::: The records :::

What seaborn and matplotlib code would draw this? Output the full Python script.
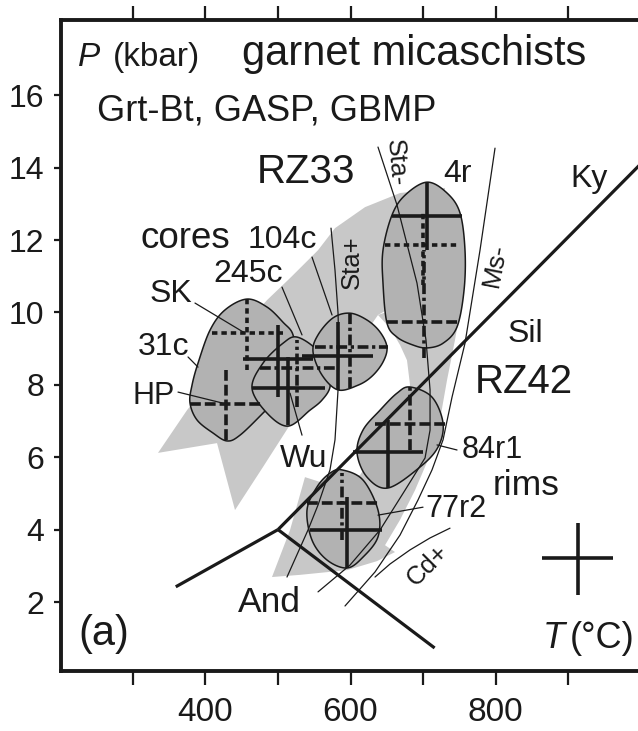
import numpy as np
import pandas as pd
import matplotlib
matplotlib.use("Agg")
import matplotlib.pyplot as plt
import seaborn as sns

# ---------------- data (T in °C, P in kbar) ----------------
# aluminosilicate phase boundaries
ky_sil_T = [500, 1000]
ky_sil_P = [4.0, 14.1]
ky_and_T = [500, 359]
ky_and_P = [4.0, 2.42]
and_sil_T = [500, 716]
and_sil_P = [4.0, 0.73]

# reaction curves
sta_plus_T = [573.1, 578.6, 582.8, 584.1, 582.8, 578.6, 571.7, 555.2, 541.4, 512.4]
sta_plus_P = [12.33, 11.17, 9.98, 8.96, 7.86, 6.48, 5.65, 4.68, 3.99, 2.69]
sta_minus_T = [637.9, 664.1, 691.7, 704.1, 709.7, 709.7, 702.8, 675.2, 640.7, 599.3, 555.2]
sta_minus_P = [14.57, 12.97, 10.81, 9.24, 7.86, 6.75, 5.98, 5.09, 3.99, 3.02, 2.28]
ms_minus_T = [799.3, 778.6, 757.9, 740.0, 727.6, 712.4, 693.1, 668.3, 633.8, 592.4]
ms_minus_P = [14.54, 11.72, 9.15, 7.66, 6.48, 5.65, 4.82, 3.85, 2.83, 1.89]
cd_plus_T = [737.2, 709.7, 682.1, 654.5, 633.8]
cd_plus_P = [4.04, 3.77, 3.44, 3.05, 2.69]

# P-T paths (broad arrows)
rz33_T = [730.3, 668.3, 620.0, 578.6, 555.2, 516.6, 484.8, 447.6, 413.1, 385.5, 374.5,
          334.5, 415.9, 440.7, 479.3, 513.8, 544.1, 585.5, 615.9, 637.9, 661.4, 695.9, 730.3]
rz33_P = [13.44, 13.30, 12.91, 12.33, 11.72, 10.95, 10.34, 9.51, 8.55, 7.58, 7.30,
          6.12, 6.39, 4.54, 5.73, 6.81, 7.72, 8.55, 9.29, 9.93, 10.20, 10.34, 10.34]
rz42_T = [695.9, 637.9, 654.5, 668.3, 677.9, 682.1, 647.6, 613.1, 571.7, 537.2, 516.6,
          491.7, 530.3, 595.2, 636.6, 661.4, 647.6, 668.3, 689.0, 709.7, 723.4, 733.1,
          744.1, 753.8, 753.8, 723.4]
rz42_P = [10.34, 9.93, 9.57, 9.10, 8.68, 7.99, 6.48, 5.51, 5.23, 5.45, 3.99,
          2.69, 2.75, 2.88, 3.13, 3.38, 3.57, 4.27, 5.09, 6.06, 7.03, 8.13,
          9.24, 10.34, 11.72, 11.45]

# sample envelopes
env_31c_T = [457.2, 484.8, 506.9, 520.7, 523.4, 509.7, 479.3, 447.6, 429.7, 410.3,
             388.3, 378.6, 381.4, 389.7, 406.2, 426.9]
env_31c_P = [10.37, 10.15, 9.73, 9.38, 8.68, 7.86, 7.22, 6.61, 6.45, 6.67,
             7.03, 7.50, 7.99, 8.60, 9.51, 10.07]
env_245c_T = [526.2, 553.8, 568.9, 571.7, 560.7, 544.1, 513.8, 484.8, 464.1, 479.3, 506.9]
env_245c_P = [9.32, 8.96, 8.41, 7.94, 7.58, 7.30, 6.86, 7.22, 7.91, 8.60, 9.15]
env_104c_T = [599.3, 622.8, 640.7, 650.3, 644.8, 629.7, 610.3, 582.8, 560.7, 548.3, 555.2, 575.9]
env_104c_P = [9.98, 9.79, 9.46, 9.04, 8.63, 8.24, 7.99, 7.86, 8.27, 8.91, 9.38, 9.85]
env_4r_T = [705.5, 733.1, 751.0, 757.9, 756.6, 746.9, 727.6, 705.5, 686.2, 664.1,
            650.3, 644.8, 644.8, 657.2, 675.2]
env_4r_P = [13.60, 13.30, 12.75, 11.72, 10.62, 9.60, 9.15, 9.02, 9.10, 9.32,
            9.71, 10.81, 11.72, 12.69, 13.24]
env_84r1_T = [682.1, 712.4, 727.6, 720.7, 695.9, 651.7, 622.8, 609.0, 617.2, 640.7, 664.1]
env_84r1_P = [7.94, 7.66, 6.94, 6.28, 5.73, 5.15, 5.45, 6.12, 6.75, 7.30, 7.77]
env_77r2_T = [588.3, 617.2, 637.9, 637.9, 617.2, 595.2, 567.6, 546.9, 540.0, 553.8, 571.7]
env_77r2_P = [5.65, 5.37, 4.54, 3.80, 3.24, 2.94, 3.16, 3.71, 4.54, 5.18, 5.56]

# thermobarometric estimates: centre and ranges
cross_T = [428.3, 457.2, 500.0, 526.2, 513.8, 582.8, 599.3, 705.5, 700.0, 701.4,
           682.1, 651.7, 588.3, 595.2, 913.8]
cross_P = [7.47, 9.43, 8.71, 8.46, 7.91, 8.80, 9.04, 12.66, 11.86, 9.73,
           6.92, 6.14, 4.73, 3.99, 3.22]
cross_Tlo = [378.6, 409.0, 451.7, 475.2, 464.1, 533.1, 551.0, 657.2, 647.6, 650.3,
             633.8, 603.4, 540.0, 544.1, 864.1]
cross_Thi = [477.9, 506.9, 548.3, 581.4, 564.8, 631.0, 651.7, 753.8, 748.3, 751.0,
             733.1, 700.0, 637.9, 643.4, 962.1]
cross_Plo = [6.48, 8.41, 7.66, 7.39, 6.89, 7.86, 7.91, 11.72, 10.76, 8.74,
             6.20, 5.15, 3.71, 2.94, 2.19]
cross_Phi = [8.41, 10.37, 9.65, 9.24, 8.77, 9.73, 9.98, 13.60, 12.83, 11.72,
             7.94, 7.03, 5.56, 4.90, 4.18]
cross_hkind = ["dash", "dot", "solid", "dashdot", "solid", "solid", "dashdot", "solid", "dot",
               "dash", "dash", "solid", "dash", "solid", "solid"]
cross_vkind = ["dash", "dot", "solid", "dashdot", "solid", "solid", "dashdot", "solid", "dot",
               "dashdot", "dash", "solid", "dashdot", "solid", "solid"]

# label leader lines: (T1, P1, T2, P2)
leaders = [
    (385.5, 10.26, 454.5, 9.43),   # SK
    (375.9, 8.77, 389.7, 8.49),    # 31c
    (362.1, 7.80, 422.8, 7.50),    # HP
    (505.5, 10.70, 533.1, 9.38),   # 245c
    (546.9, 11.53, 574.5, 9.93),   # 104c
    (533.1, 6.61, 516.6, 7.77),    # Wu
    (746.9, 6.20, 719.3, 6.34),    # 84r1
    (700.0, 4.62, 637.9, 4.40),    # 77r2
]

x_ticks = [300, 400, 500, 600, 700, 800, 900]
x_ticklabels = ["", "400", "", "600", "", "800", ""]
y_ticks = [2, 4, 6, 8, 10, 12, 14, 16]

# ---------------- drawing ----------------
sns.set_theme(style="ticks")
plt.rcParams["font.family"] = ["Liberation Sans", "DejaVu Sans"]
plt.rcParams["mathtext.default"] = "regular"

INK = "#1a1a1a"
ENV_FILL = "#b2b2b2"
PATH_FILL = "#c8c8c8"

fig = plt.figure(figsize=(6.38, 7.31), dpi=100)
ax = fig.add_axes([0.0956, 0.0821, 0.9044, 0.8905])
ax.set_xlim(200.7, 996.5)
ax.set_ylim(0.094, 18.08)


def closed_spline(xs, ys, n=24):
    pts = np.column_stack([xs, ys]).astype(float)
    m = len(pts)
    t = np.linspace(0, 1, n, endpoint=False)[:, None]
    segs = []
    for i in range(m):
        p0, p1, p2, p3 = pts[i - 1], pts[i], pts[(i + 1) % m], pts[(i + 2) % m]
        segs.append(0.5 * (2 * p1 + (-p0 + p2) * t
                           + (2 * p0 - 5 * p1 + 4 * p2 - p3) * t ** 2
                           + (-p0 + 3 * p1 - 3 * p2 + p3) * t ** 3))
    out = np.vstack(segs + [segs[0][:1]])
    return out[:, 0], out[:, 1]


# broad P-T path arrows
ax.fill(rz33_T, rz33_P, facecolor=PATH_FILL, edgecolor="none", zorder=1)
ax.fill(rz42_T, rz42_P, facecolor=PATH_FILL, edgecolor="none", zorder=1)

# sample envelopes
for et, ep in [(env_31c_T, env_31c_P), (env_245c_T, env_245c_P), (env_104c_T, env_104c_P),
               (env_4r_T, env_4r_P), (env_84r1_T, env_84r1_P), (env_77r2_T, env_77r2_P)]:
    sx, sy = closed_spline(et, ep)
    ax.fill(sx, sy, facecolor=ENV_FILL, edgecolor=INK, lw=1.1, zorder=2)

# reaction curves (thin)
curves = pd.concat([
    pd.DataFrame({"T": sta_plus_T, "P": sta_plus_P, "curve": "Sta+"}),
    pd.DataFrame({"T": sta_minus_T, "P": sta_minus_P, "curve": "Sta-"}),
    pd.DataFrame({"T": ms_minus_T, "P": ms_minus_P, "curve": "Ms-"}),
    pd.DataFrame({"T": cd_plus_T, "P": cd_plus_P, "curve": "Cd+"}),
], ignore_index=True)
sns.lineplot(data=curves, x="T", y="P", units="curve", estimator=None, sort=False,
             color=INK, lw=0.9, legend=False, ax=ax, zorder=3)

# aluminosilicate boundaries (thick)
for bt, bp in [(ky_sil_T, ky_sil_P), (ky_and_T, ky_and_P), (and_sil_T, and_sil_P)]:
    ax.plot(bt, bp, color=INK, lw=2.3, solid_capstyle="butt", zorder=3.5)

# error crosses
dash_styles = {
    "solid": "-",
    "dash": (0, (3.0, 1.1)),
    "dot": (0, (1.5, 1.1)),
    "dashdot": (0, (3.0, 1.0, 0.9, 1.0)),
}
for i in range(len(cross_T)):
    ax.plot([cross_Tlo[i], cross_Thi[i]], [cross_P[i], cross_P[i]], color=INK, lw=2.6,
            linestyle=dash_styles[cross_hkind[i]], solid_capstyle="butt",
            dash_capstyle="butt", zorder=4)
    ax.plot([cross_T[i], cross_T[i]], [cross_Plo[i], cross_Phi[i]], color=INK, lw=2.6,
            linestyle=dash_styles[cross_vkind[i]], solid_capstyle="butt",
            dash_capstyle="butt", zorder=4)

# leader lines
for t1, p1, t2, p2 in leaders:
    ax.plot([t1, t2], [p1, p2], color=INK, lw=0.9, zorder=4)

# ---------------- text ----------------
def label(t, p, s, size, **kw):
    kw.setdefault("ha", "left")
    kw.setdefault("va", "baseline")
    ax.text(t, p, s, fontsize=size, color=INK, zorder=6, **kw)


label(224.1, 16.81, "P", 24, style="italic")
label(272.4, 16.81, "(kbar)", 24)
label(450.3, 16.84, "garnet micaschists", 30)
label(250.3, 15.31, "Grt-Bt, GASP, GBMP", 26)
label(471.0, 13.57, "RZ33", 29)
label(727.6, 13.60, "4r", 23)
label(902.8, 13.46, "Ky", 23)
label(309.7, 11.78, "cores", 26.5)
label(458.6, 11.78, "104c", 23)
label(410.3, 10.84, "245c", 23)
label(323.4, 10.29, "SK", 23)
label(306.9, 8.82, "31c", 23)
label(300.0, 7.47, "HP", 22)
label(502.8, 5.73, "Wu", 23)
label(753.8, 5.98, "84r1", 22)
label(796.6, 4.96, "rims", 25.5)
label(702.8, 4.35, "77r2", 22)
label(771.7, 7.77, "RZ42", 29)
label(815.9, 9.18, "Sil", 23)
label(444.8, 1.72, "And", 25.5)
label(224.1, 0.81, "(a)", 30)
label(865.5, 0.73, "T", 26, style="italic")
label(902.8, 0.73, "(°C)", 26)

label(662.8, 14.13, "Sta-", 18.5, ha="center", va="center", rotation=-85)
label(602.1, 11.39, "Sta+", 18.5, ha="center", va="center", rotation=90)
label(799.3, 11.31, "Ms-", 19, ha="center", va="center", rotation=79)
label(706.9, 3.02, "Cd+", 18.5, ha="center", va="center", rotation=45)

# ---------------- axes ----------------
ax.set_xticks(x_ticks)
ax.set_xticklabels(x_ticklabels)
ax.set_yticks(y_ticks)
ax.set_yticklabels([str(v) for v in y_ticks])
ax.set_xlabel("")
ax.set_ylabel("")
ax.tick_params(axis="x", direction="out", length=10, width=1.6, top=True, labeltop=False,
               labelsize=24, pad=9, colors=INK)
ax.tick_params(axis="y", direction="out", length=5, width=1.6, labelsize=23, pad=7, colors=INK)
for side in ["left", "top", "bottom"]:
    ax.spines[side].set_linewidth(2.8)
    ax.spines[side].set_color(INK)
ax.spines["right"].set_visible(False)
ax.set_facecolor("white")
fig.patch.set_facecolor("white")

fig.savefig("out.png", dpi=100)
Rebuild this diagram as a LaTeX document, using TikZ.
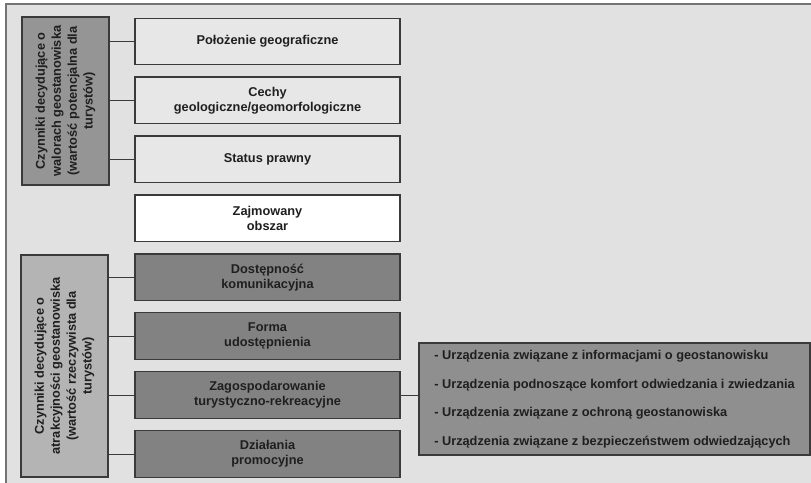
\documentclass[tikz,border=0pt]{standalone}
\usepackage{fontspec}
\setmainfont{Liberation Sans}
\usepackage{xcolor}
\usepackage{tikz}
\usetikzlibrary{calc}

\definecolor{panelbg}{HTML}{E1E1E1}
\definecolor{boxlight}{HTML}{E7E7E7}
\definecolor{boxdark}{HTML}{828282}
\definecolor{groupA}{HTML}{959595}
\definecolor{groupB}{HTML}{B4B4B4}
\definecolor{listbg}{HTML}{8F8F8F}
\definecolor{edge}{HTML}{3A3A3A}

\begin{document}
\begin{tikzpicture}
\def\dist{1.768cm}
\tikzset{node distance=\dist}
	\tikzset{every node/.style={font=\bfseries\fontsize{10.9}{12.8}\selectfont, text=black!88}}
	\tikzset{factor/.style={rectangle, draw=edge, line width=1.1pt, minimum width=7.95cm, minimum height=1.4cm, align=center}}
	\tikzset{potential/.style={factor, fill=boxlight}}
	\tikzset{area/.style={factor, fill=white}}
	\tikzset{real/.style={factor, fill=boxdark}}
	\tikzset{group/.style={rectangle, draw=edge, line width=1.1pt, rotate=90, minimum height=2.61cm, align=center, font=\bfseries\fontsize{10.9}{13.6}\selectfont}}
	\tikzset{link/.style={draw=edge, line width=0.9pt}}

\useasboundingbox (0,0) rectangle (24.33,-14.49);
\fill[panelbg] (0.18,-0.12) rectangle (24.33,-14.49);
\draw[black!55, line width=0.9pt] (0.18,-14.49) -- (0.18,-0.12) -- (24.33,-0.12);

\node[potential] (polozenie) at (8.025, -1.245) {Położenie geograficzne};
\node[potential, below of=polozenie] (cechy) {Cechy\\geologiczne/geomorfologiczne};
\node[potential, below of=cechy] (status) {Status prawny};
\node[area, below of=status] (obszar) {Zajmowany\\obszar};
\node[real, below of=obszar] (dostepnosc) {Dostępność\\komunikacyjna};
\node[real, below of=dostepnosc] (forma) {Forma\\udostępnienia};
\node[real, below of=forma] (zagosp) {Zagospodarowanie\\turystyczno-rekreacyjne};
\node[real, below of=zagosp] (dzialania) {Działania\\promocyjne};

\node[group, fill=groupA, minimum width=5.04cm] (walory) at (1.965, -3.03) {Czynniki decydujące o\\walorach geostanowiska\\(wartość potencjalna dla\\turystów)};
\node[group, fill=groupB, minimum width=6.66cm] (atrakcja) at (1.935, -10.98) {Czynniki decydujące o\\atrakcyjności geostanowiska\\(wartość rzeczywista dla\\turystów)};

\node[rectangle, draw=edge, line width=1.1pt, fill=listbg, minimum width=11.73cm, minimum height=3.36cm, align=left] (urzadzenia) at (18.435, -11.97) {- Urządzenia związane z informacjami o geostanowisku\\[11.5pt]- Urządzenia podnoszące komfort odwiedzania i zwiedzania\\[11.5pt]- Urządzenia związane z ochroną geostanowiska\\[11.5pt]- Urządzenia związane z bezpieczeństwem odwiedzających};

\draw[link] (polozenie.west -| walory.south) -- (polozenie.west);
\draw[link] (cechy.west -| walory.south) -- (cechy.west);
\draw[link] (status.west -| walory.south) -- (status.west);
\draw[link] (dostepnosc.west -| atrakcja.south) -- (dostepnosc.west);
\draw[link] (forma.west -| atrakcja.south) -- (forma.west);
\draw[link] (zagosp.west -| atrakcja.south) -- (zagosp.west);
\draw[link] (dzialania.west -| atrakcja.south) -- (dzialania.west);
\draw[link] (zagosp.east) -- (zagosp.east -| urzadzenia.west);
\end{tikzpicture}
\end{document}
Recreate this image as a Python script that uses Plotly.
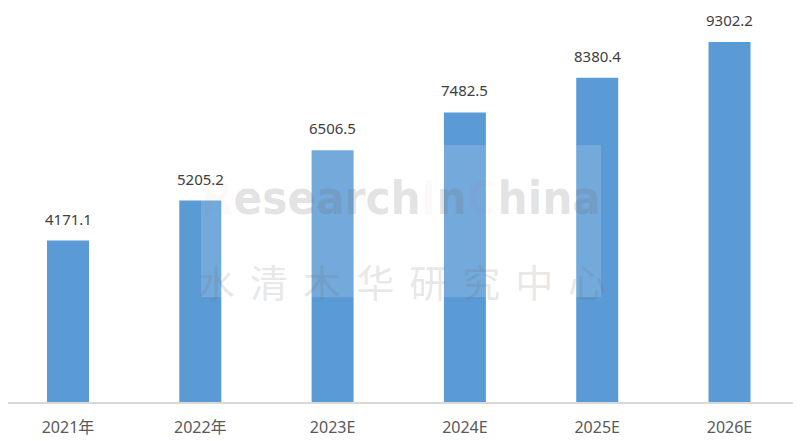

:::

Given exercise — Leave out any pictures and return exactly the lines from the beginning of the data through the line with "and_sil_P = [4.0, 0.73]", inclusive.

Exercise answer —
What seaborn and matplotlib code would draw this? Output the full Python script.
import numpy as np
import pandas as pd
import matplotlib
matplotlib.use("Agg")
import matplotlib.pyplot as plt
import seaborn as sns

# ---------------- data (T in °C, P in kbar) ----------------
# aluminosilicate phase boundaries
ky_sil_T = [500, 1000]
ky_sil_P = [4.0, 14.1]
ky_and_T = [500, 359]
ky_and_P = [4.0, 2.42]
and_sil_T = [500, 716]
and_sil_P = [4.0, 0.73]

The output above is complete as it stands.